On the wider issue, the total number of Assyrian deaths cited in this article is about three times as high as reputable scholars would place it. There was indeed a massacre of Assyrians during World War I, and it was a deeply regrettable event. It cannot be excused by the fact that many Christians living inside the boundaries of the Ottoman Empire hoped for liberation by the Russians, and were therefore regarded as potential traitors by the Turkish authorities, nor by the fact that some Christian groups took up arms against the Turks before the massacres took place. It was, plainly and simply, a massacre. But please, let's not talk about genocide in this context. Genocide has a clear technical meaning, implying that the killers were aiming at the extinction of an entire race. What happened to the Assyrians was not genocide within the accepted meaning of the term. Most Assyrians living within the Ottoman Empire survived the war, even if they were forced to flee from their homes, and in many cases the Turks encouraged them to flee instead of killing them. We are talking about ethnic cleansing, not genocide. There is a difference.
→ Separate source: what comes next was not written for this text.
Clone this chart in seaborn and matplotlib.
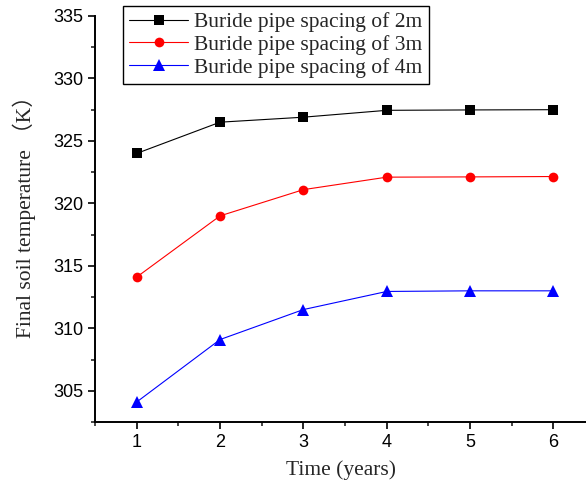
import pandas as pd
import numpy as np
import matplotlib.pyplot as plt
import seaborn as sns
from matplotlib.ticker import MultipleLocator

# data
years = [1, 2, 3, 4, 5, 6]
spacing_2m = [324.0, 326.5, 326.9, 327.45, 327.48, 327.5]
spacing_3m = [314.1, 319.0, 321.1, 322.1, 322.12, 322.15]
spacing_4m = [304.1, 309.1, 311.5, 312.95, 313.0, 313.0]
labels = ['Buride pipe spacing of 2m', 'Buride pipe spacing of 3m', 'Buride pipe spacing of 4m']

df = pd.DataFrame({
    'year': years * 3,
    'temp': spacing_2m + spacing_3m + spacing_4m,
    'series': [labels[0]] * 6 + [labels[1]] * 6 + [labels[2]] * 6,
})

sns.set_style('ticks')
plt.rcParams['font.family'] = ['Liberation Sans', 'DejaVu Sans']

fig = plt.figure(figsize=(5.86, 4.84), dpi=100)
ax = fig.add_axes([95 / 586, 1 - 422 / 484, 491 / 586, 406 / 484])

palette = {labels[0]: 'black', labels[1]: 'red', labels[2]: 'blue'}
markers = {labels[0]: 's', labels[1]: 'o', labels[2]: '^'}
sns.lineplot(data=df, x='year', y='temp', hue='series', style='series',
             palette=palette, markers=markers, dashes=False, markersize=7,
             markeredgewidth=0, linewidth=0.8, ax=ax)

# triangles look a bit larger in the original
for ln in ax.lines:
    if ln.get_marker() == '^':
        ln.set_markersize(8.5)

ax.set_xlim(0.5, 6.39)
ax.set_ylim(302.5, 335)
ax.xaxis.set_major_locator(MultipleLocator(1))
ax.xaxis.set_minor_locator(MultipleLocator(0.5))
ax.yaxis.set_major_locator(MultipleLocator(5))
ax.yaxis.set_minor_locator(MultipleLocator(2.5))
ax.tick_params(which='major', direction='out', length=5, width=1.2, labelsize=13, colors='black')
ax.tick_params(which='minor', direction='out', length=3, width=1.2)
for s in ['top', 'right']:
    ax.spines[s].set_visible(False)
for s in ['left', 'bottom']:
    ax.spines[s].set_linewidth(1.4)
    ax.spines[s].set_color('black')

ax.set_xlabel('Time (years)', fontsize=15.5, family=['Liberation Serif'], labelpad=7)
ax.set_ylabel('Final soil temperature （K）', fontsize=15.5,
              family=['Liberation Serif', 'Noto Sans CJK SC'])
ax.yaxis.set_label_coords(-0.12, 0.517)

leg = ax.legend(loc='upper left', bbox_to_anchor=(28 / 491, 1.025), frameon=True,
                fancybox=False, edgecolor='black', framealpha=1, handlelength=2.7,
                handletextpad=0.3, borderpad=0.3, labelspacing=0.12, borderaxespad=0,
                prop={'family': 'Liberation Serif', 'size': 15.5})
leg.get_frame().set_linewidth(1.0)
for h in leg.legend_handles:
    if h.get_marker() == '^':
        h.set_markersize(8.5)

fig.savefig('out.png', dpi=100)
I think Assyrians have every right to commemorate the events of World War I, which extinguished historic Syriac Christianity in districts where it had existed for many centuries. Some of the Assyrian Christian villages wiped out in WW1 were founded as early as the 3rd century AD, and many others are known to have been flourishing Christian centres during the Sassanian period, before the Muslim conquest. Their destruction is a tragedy, but I do not think their memory is best served by making exaggerated claims on their behalf."